In comparison to many other countries of similar size, Greece is a country with a significant mineral resources background in terms of quality, quantity and variety. The Greek Mining/Metallurgical Industry (GMMI) constitutes an important sector of the economic activity, contributing 3,4% of the Gross Domestic Product (GDP), with the inclusion of interrelated enterprises such as quarrying, concrete, processing and production of intermediate and final products. The mining/metallurgical sector in Greece covers a wide range of mineral commodities and comprises four major sub-sectors, namely: i) Metallic Minerals (Bauxite-Alumina-Aluminium, Nickel, Lead-Zinc, Gold, Copper, huntite/hydromagnesite etc.), ii) Industrial Minerals (Bentonite, Perlite, Magnesite and magnesium compounds, Pumice, Pozzolan, Gypsum, attapulgite, amphibolites, olivenite, calcium carbonates, industrial clays etc.) iii) Marbles and ornament stones iv) Energy Minerals (lignite) Geothermy and Hydrocarbons.
Greece is a chief supplier of bauxite-alumina-aluminium in the global market. According to the Hellenic Aluminium Industry, from bauxite extraction to internationally certified end use products, the sector counts 65 years of experience and 6.000 large and small companies. The sector provides employment to 30.000 persons with exports amounting to 1,4 billions €, representing 5,5% of total Greek exports.

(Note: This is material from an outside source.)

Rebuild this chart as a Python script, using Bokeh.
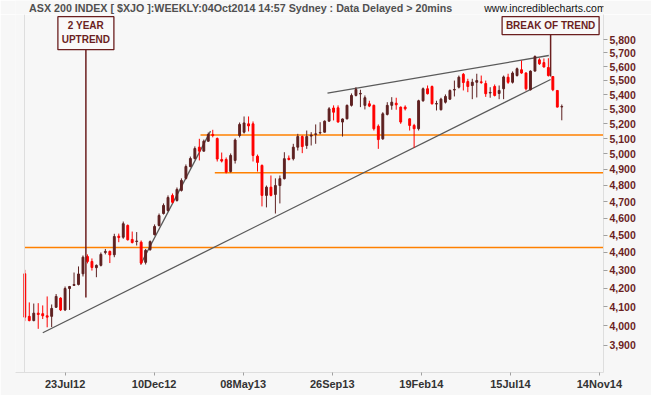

“Search and exploitation of mineral raw materials from antiquity to the present”
A 3 year-study, conducted by the School of Geology of the Aristotle University of Thessaloniki and the Aristotle University of Thessaloniki Student Chapter of the Society of Economic Geologists, brings interesting data to the table: the total gross value of the probable and proven reserves of most of the mineral resources of Greece is estimated at 2.4 trillion euros. The results of the study were presented last April in Thessaloniki at a workshop entitled “Search and exploitation of mineral raw materials from antiquity to the present”. In the margin of the workshop, Anestis Filippidis, professor at the School of Geology of the Aristotle University of Thessaloniki, made a brief assessment of Greece’s mineral resources in terms of inventories and value and stressed that “Only 0.15% of these resources have been exploited. We have around 24 very important industrial minerals, which is an amazing number considering Greece’s size.”
Professor Michalis Vavelidis, Head of the School of Geology of the Aristotle University, mentioned that one of the largest gold and other mineral deposits in Europe is located in the northwestern part of Ηalkidiki, where there are estimated to be untapped, about 160 tons of gold, 2,000 tons of silver, nearly 1.5 million tons of lead and zinc and more than 1 million tons of copper.